From the first line of the data below through the line bearing "ax.spines['bottom'].set_color('#555555')", reproduce each line exactly; do not include pictures.

= = = =

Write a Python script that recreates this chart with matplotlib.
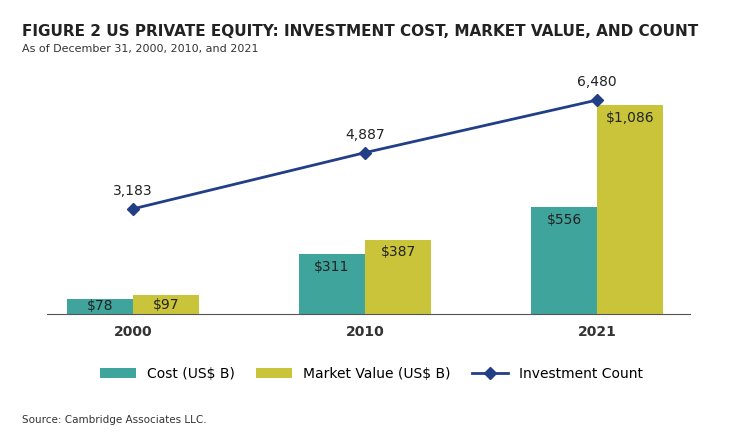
import numpy as np
import matplotlib.pyplot as plt

years = ['2000', '2010', '2021']
cost = [78, 311, 556]
market_value = [97, 387, 1086]
count = [3183, 4887, 6480]

teal = '#3fa59c'
olive = '#c9c43a'
navy = '#213e86'

fig = plt.figure(figsize=(7.43, 4.47), dpi=100)
ax = fig.add_axes([47/743, 1-314/447, (690-47)/743, (314-60)/447])
x = np.arange(len(years))
w = 0.285
ax.bar(x - w/2, cost, w, color=teal, label='Cost (US$ B)')
ax.bar(x + w/2, market_value, w, color=olive, label='Market Value (US$ B)')
ax.set_xlim(-0.37, 2.40)
ax.set_ylim(0, 1320)

def bar_label(xi, v):
    if v < 150:
        ax.text(xi, v / 2, f'${v:,}', ha='center', va='center', fontsize=10, color='#222222')
    else:
        ax.text(xi, v - 30, f'${v:,}', ha='center', va='top', fontsize=10, color='#222222')

for xi, c, m in zip(x, cost, market_value):
    bar_label(xi - w/2, c)
    bar_label(xi + w/2, m)
ax.set_xticks(x)
ax.set_xticklabels(years, fontsize=10, fontweight='bold', color='#333333')
ax.tick_params(axis='x', length=0, pad=8)
ax.set_yticks([])
for s in ['top', 'right', 'left']:
    ax.spines[s].set_visible(False)
ax.spines['bottom'].set_color('#555555')

ax2 = ax.twinx()
ax2.plot(x, count, color=navy, lw=2, marker='D', ms=6, label='Investment Count')
ax2.set_ylim(0, 7692)
ax2.set_yticks([])
for s in ['top', 'right', 'left', 'bottom']:
    ax2.spines[s].set_visible(False)
for xi, n in zip(x, count):
    ax2.text(xi, n + 320, f'{n:,}', ha='center', va='bottom', fontsize=10, color='#222222')

h1, l1 = ax.get_legend_handles_labels()
h2, l2 = ax2.get_legend_handles_labels()
fig.legend(h1 + h2, l1 + l2, loc='center', bbox_to_anchor=(0.5, 1-374/447), ncol=3,
           frameon=False, fontsize=10, handlelength=2.6, columnspacing=1.5)

fig.text(22/743, 1-31/447, 'FIGURE 2 US PRIVATE EQUITY: INVESTMENT COST, MARKET VALUE, AND COUNT',
         fontsize=11, fontweight='bold', color='#222222', va='center')
fig.text(22/743, 1-49/447, 'As of December 31, 2000, 2010, and 2021', fontsize=8, color='#333333', va='center')
fig.text(22/743, 1-420/447, 'Source: Cambridge Associates LLC.', fontsize=7.5, color='#333333', va='center')

fig.savefig('out.png', dpi=100)
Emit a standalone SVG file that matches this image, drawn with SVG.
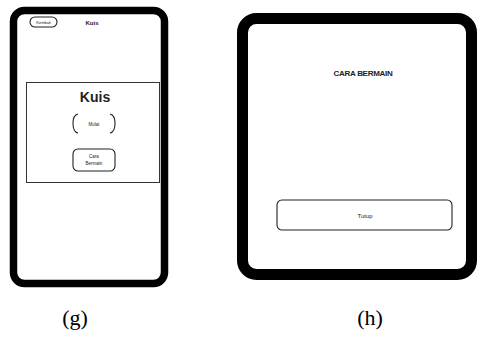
<svg xmlns="http://www.w3.org/2000/svg" width="478" height="338" viewBox="0 0 478 338">
  <style>
    .frame { fill: #ffffff; stroke: #000000; }
    .ui { fill: none; stroke: #222222; stroke-width: 1.1; }
    .sans { font-family: "Liberation Sans", Arial, sans-serif; fill: #222222; text-anchor: middle; }
    .cap { font-family: "Liberation Serif", "Times New Roman", serif; font-size: 22px; fill: #000000; text-anchor: middle; }
  </style>
  <rect width="478" height="338" fill="#ffffff"/>

  <!-- Screen (g): quiz menu -->
  <g id="screen-g">
    <rect class="frame" x="13.5" y="10.5" width="151" height="273" rx="11" stroke-width="7.5"/>
    <g id="btn-back">
      <rect class="ui" x="30" y="17" width="27" height="10" rx="5"/>
      <text class="sans" x="43.5" y="24" font-size="4">Kembali</text>
    </g>
    <text id="title-bar" class="sans" x="92" y="24.5" font-size="6" font-weight="bold">Kuis</text>
    <g id="menu-panel">
      <rect x="26.5" y="82.5" width="133" height="100" fill="none" stroke="#333333" stroke-width="1"/>
      <text class="sans" x="95" y="102" font-size="14" font-weight="bold">Kuis</text>
    </g>
    <g id="btn-start">
      <path class="ui" d="M78 114 Q73 115 73 123.5 Q73 132 78 133"/>
      <path class="ui" d="M110 114 Q115 115 115 123.5 Q115 132 110 133"/>
      <text class="sans" x="94" y="126" font-size="4.5">Mulai</text>
    </g>
    <g id="btn-howto">
      <rect class="ui" x="73" y="149" width="42" height="22" rx="5" stroke-width="1.3"/>
      <text class="sans" x="94" y="158" font-size="4.5">Cara</text>
      <text class="sans" x="94" y="165" font-size="4.5">Bermain</text>
    </g>
  </g>

  <!-- Screen (h): how to play -->
  <g id="screen-h">
    <rect class="frame" x="242.5" y="18.5" width="229" height="256" rx="14" stroke-width="11"/>
    <text id="howto-title" class="sans" x="363" y="76" font-size="8" font-weight="bold" letter-spacing="-0.3">CARA BERMAIN</text>
    <g id="btn-close">
      <rect class="ui" x="277" y="200" width="175" height="30" rx="5" stroke-width="1.2"/>
      <text class="sans" x="365" y="218" font-size="6">Tutup</text>
    </g>
  </g>

  <text class="cap" x="75" y="325">(g)</text>
  <text class="cap" x="370" y="325">(h)</text>
</svg>
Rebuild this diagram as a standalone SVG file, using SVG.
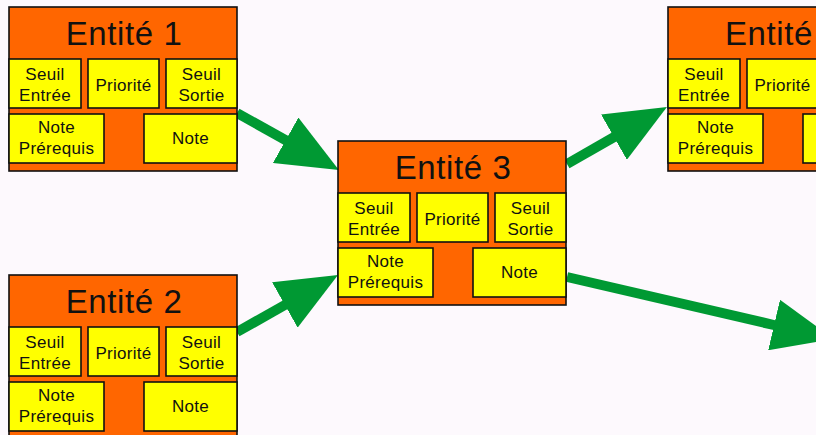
<svg xmlns="http://www.w3.org/2000/svg" width="816" height="435" viewBox="0 0 816 435">
  <style>
    .outer { fill: #FF6600; stroke: #111; stroke-width: 1.6; }
    .cell { fill: #FFFF00; stroke: #111; stroke-width: 1.6; }
    .title { font-family: "Liberation Sans", Arial, sans-serif; font-size: 33px; letter-spacing: 0.6px; fill: #111; text-anchor: middle; }
    .lbl { font-family: "Liberation Sans", Arial, sans-serif; font-size: 17px; letter-spacing: 0.3px; fill: #111; text-anchor: middle; }
    .conn { stroke: #009933; stroke-width: 10; fill: none; marker-end: url(#head); }
  </style>
  <defs>
    <marker id="head" markerUnits="userSpaceOnUse" viewBox="0 0 61 52" refX="2" refY="26" markerWidth="61" markerHeight="52" orient="auto">
      <path d="M0,0 L61,26 L0,52 Z" fill="#009933"/>
    </marker>
  </defs>
  <rect width="816" height="435" fill="#FDF9FD"/>

  <g id="connectors">
    <line class="conn" x1="237" y1="113" x2="287.4" y2="141.2"/>
    <line class="conn" x1="237" y1="332" x2="286.6" y2="304"/>
    <line class="conn" x1="567" y1="164" x2="615.7" y2="136.2"/>
    <line class="conn" x1="567" y1="277" x2="776" y2="325.5"/>
  </g>

  <g id="entite1" transform="translate(9,7)">
    <rect class="outer" x="0" y="0" width="228" height="164"/>
    <text class="title" x="115" y="38">Entité 1</text>
    <rect class="cell" x="0" y="52" width="72" height="49"/>
    <text class="lbl" x="36" y="73">Seuil</text>
    <text class="lbl" x="36" y="93.5">Entrée</text>
    <rect class="cell" x="79" y="52" width="71" height="49"/>
    <text class="lbl" x="114.5" y="83.5">Priorité</text>
    <rect class="cell" x="157" y="52" width="71" height="49"/>
    <text class="lbl" x="192.5" y="73">Seuil</text>
    <text class="lbl" x="192.5" y="93.5">Sortie</text>
    <rect class="cell" x="0" y="107" width="95" height="49"/>
    <text class="lbl" x="47.5" y="126">Note</text>
    <text class="lbl" x="47.5" y="147">Prérequis</text>
    <rect class="cell" x="135" y="107" width="93" height="49"/>
    <text class="lbl" x="181.5" y="137">Note</text>
  </g>

  <g id="entite2" transform="translate(9,275)">
    <rect class="outer" x="0" y="0" width="228" height="164"/>
    <text class="title" x="115" y="38">Entité 2</text>
    <rect class="cell" x="0" y="52" width="72" height="49"/>
    <text class="lbl" x="36" y="73">Seuil</text>
    <text class="lbl" x="36" y="93.5">Entrée</text>
    <rect class="cell" x="79" y="52" width="71" height="49"/>
    <text class="lbl" x="114.5" y="83.5">Priorité</text>
    <rect class="cell" x="157" y="52" width="71" height="49"/>
    <text class="lbl" x="192.5" y="73">Seuil</text>
    <text class="lbl" x="192.5" y="93.5">Sortie</text>
    <rect class="cell" x="0" y="107" width="95" height="49"/>
    <text class="lbl" x="47.5" y="126">Note</text>
    <text class="lbl" x="47.5" y="147">Prérequis</text>
    <rect class="cell" x="135" y="107" width="93" height="49"/>
    <text class="lbl" x="181.5" y="137">Note</text>
  </g>

  <g id="entite3" transform="translate(338,141)">
    <rect class="outer" x="0" y="0" width="228" height="164"/>
    <text class="title" x="115" y="38">Entité 3</text>
    <rect class="cell" x="0" y="52" width="72" height="49"/>
    <text class="lbl" x="36" y="73">Seuil</text>
    <text class="lbl" x="36" y="93.5">Entrée</text>
    <rect class="cell" x="79" y="52" width="71" height="49"/>
    <text class="lbl" x="114.5" y="83.5">Priorité</text>
    <rect class="cell" x="157" y="52" width="71" height="49"/>
    <text class="lbl" x="192.5" y="73">Seuil</text>
    <text class="lbl" x="192.5" y="93.5">Sortie</text>
    <rect class="cell" x="0" y="107" width="95" height="49"/>
    <text class="lbl" x="47.5" y="126">Note</text>
    <text class="lbl" x="47.5" y="147">Prérequis</text>
    <rect class="cell" x="135" y="107" width="93" height="49"/>
    <text class="lbl" x="181.5" y="137">Note</text>
  </g>

  <g id="entite4" transform="translate(668,7)">
    <rect class="outer" x="0" y="0" width="228" height="164"/>
    <text class="title" x="57" y="38" style="text-anchor:start">Entité</text>
    <rect class="cell" x="0" y="52" width="72" height="49"/>
    <text class="lbl" x="36" y="73">Seuil</text>
    <text class="lbl" x="36" y="93.5">Entrée</text>
    <rect class="cell" x="79" y="52" width="71" height="49"/>
    <text class="lbl" x="114.5" y="83.5">Priorité</text>
    <rect class="cell" x="0" y="107" width="95" height="49"/>
    <text class="lbl" x="47.5" y="126">Note</text>
    <text class="lbl" x="47.5" y="147">Prérequis</text>
    <rect class="cell" x="135" y="107" width="93" height="49"/>
  </g>
</svg>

= = = =

EXERCISE OUTPUT:
Write a Python script that recreates this chart with matplotlib.
import numpy as np
import matplotlib.pyplot as plt

years = ['2000', '2010', '2021']
cost = [78, 311, 556]
market_value = [97, 387, 1086]
count = [3183, 4887, 6480]

teal = '#3fa59c'
olive = '#c9c43a'
navy = '#213e86'

fig = plt.figure(figsize=(7.43, 4.47), dpi=100)
ax = fig.add_axes([47/743, 1-314/447, (690-47)/743, (314-60)/447])
x = np.arange(len(years))
w = 0.285
ax.bar(x - w/2, cost, w, color=teal, label='Cost (US$ B)')
ax.bar(x + w/2, market_value, w, color=olive, label='Market Value (US$ B)')
ax.set_xlim(-0.37, 2.40)
ax.set_ylim(0, 1320)

def bar_label(xi, v):
    if v < 150:
        ax.text(xi, v / 2, f'${v:,}', ha='center', va='center', fontsize=10, color='#222222')
    else:
        ax.text(xi, v - 30, f'${v:,}', ha='center', va='top', fontsize=10, color='#222222')

for xi, c, m in zip(x, cost, market_value):
    bar_label(xi - w/2, c)
    bar_label(xi + w/2, m)
ax.set_xticks(x)
ax.set_xticklabels(years, fontsize=10, fontweight='bold', color='#333333')
ax.tick_params(axis='x', length=0, pad=8)
ax.set_yticks([])
for s in ['top', 'right', 'left']:
    ax.spines[s].set_visible(False)
ax.spines['bottom'].set_color('#555555')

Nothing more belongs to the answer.